Q2 GDP highest in 5 quarters, surprises market — Analysts

KUALA LUMPUR, Malaysia’s gross domestic product (GDP), which expanded 4.9 per cent year-on-year (y-o-y) for the second quarter of 2019 (Q2 2019), is seen as a surprise to the market, as it not only beat most analysts’ expectations but was also the highest growth in five quarters.

In a note today, MIDF Amanah Investment Bank Bhd Research (MIDF Research) said the strong pick-up in Q2 2019, which outdid the house’s forecast of 4.8 per cent earlier, was generally driven by continuous strong private consumption and recovery in commodity-based sectors.

“The growth was guided by stronger macro indicators such as domestic exports and the Industrial Production Index (IPI),” MIDF Research economist Muhammad Zafri Zulkeffeli told Bernama today.

Data from the Department of Statistics Malaysia (DoSM) showed domestic exports grew 7.5 per cent y-o-y to RM207.3 billion in Q2 2019 while the IPI rose 3.9 per cent y-o-y in the same period.

Given that with the Q2 2019 performance Malaysia bucked the regional trend to be the first Southeast Asian country that accelerated in growth versus the previous quarter, Muhammad Zafri agreed that the positive momentum would continue in the remaining quarters of the year.

“It is good to see Malaysia perform better than our neighbours, and we expect the momentum to continue until the end of the year,” he said.

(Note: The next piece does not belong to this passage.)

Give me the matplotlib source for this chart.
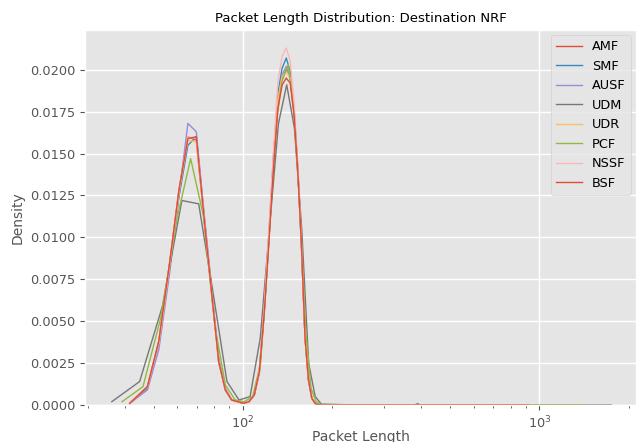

According to MIDF’s research note, regionally, ASEAN economies were seen moderating in Q2 2019, with Indonesia’s GDP growing at a two-quarter low of 5.05 per cent y-o-y, Vietnam at 6.7 per cent y-o-y, the weakest since 2Q17, and the Philippines at 5.5 per cent y-o-y, the lowest since Q1 2015.

The Singaporean government, meanwhile, trimmed down its GDP forecast to 0.0-1.0 per cent as its Q2 2019 economic growth registered 0.1 per cent y-o-y, the slowest pace in a decade, said the note.

RHB Research Institute Sdn Bhd economist Peck Boon Soon described the Q2 2019 performance as an upward surprise given the challenging global economic environment arising from the US-China trade tensions and amid a moderation in domestic retail sales.

However, he doubted that the upward momentum could be continued in the second half of the year, saying the country’s exports would still suffer due to worsening trade tension.

“Also, private consumption is unlikely to be sustained as consumers turn cautious, made worse by a high base effect last year boosted by the tax free holiday,” he said, adding that private investment is projected to be subdued moving forward, but public spending may pick up to provide some mitigation.

Meanwhile, managing partner at VM Markets Pte Ltd Singapore, Stephen Innes, said the Q2 2019 growth had enforced the government’s perspective on Malaysia’s economy that it is healthy, backed by robust personal consumption and private investment.

“It is hard to argue as the amount of construction projects that is ongoing in Kuala Lumpur hardly paints a picture of a struggling economy.

“But I am looking under the hood, and it is the old faithful palm oil and gas sector that is contributing the lion’s share on the export side,” he said.

Innes also did not discount that the other factor driving the consumption splurge in Q2 2019 could have been a one-off following the Hari Raya Aidilfitri festive holidays.

Despite the positive performance, Innes warned that markets however need to remain cautious as Malaysia’s exports were struggling alongside other neighbouring countries due to the escalating trade war between the US and China, the trade dispute between Japan and South Korea, and geopolitical stress in the European Union.

Echoing Innes’s views, Inter-Pacific Securities Sdn Bhd head of research Pong Teng Siew said investors are wary as they see Malaysia as a small market that can be easily influenced by external headwinds, especially concerns of a potential recession.

“Although the local economy is picking up, we must also take into account other sectors which are experiencing weaknesses in growth, such as the construction sector,” said Pong.

Statistics from DoSM showed that the value of construction work done in Q2 2019 expanded 0.8 per cent y-o-y to RM35.9 billion, but slightly lower than RM37.4 billion recorded in Q1 2019.

Moving forward, Muhammad Zafri said MIDF has maintained the house’s full-year GDP growth forecast at 4.9 per cent for 2019, the figure that it first published in December 2018.

“This is due to the steady domestic demand amid lower Overnight Policy Rate (OPR) effects, low inflationary pressure, stable job market and positive progression in the construction sector.

“In addition, the goods and services tax (GST) refund payments will be fully paid to individuals and businesses by Q3 2019,” he said.

However, Peck said RHB Research has slightly lowered its forecast to 4.5 per cent for 2019 from 4.6 per cent expected earlier.

“We will stick to our 4.5 per cent forecast given the downside risks on trade and investment as well as consumption,” he added.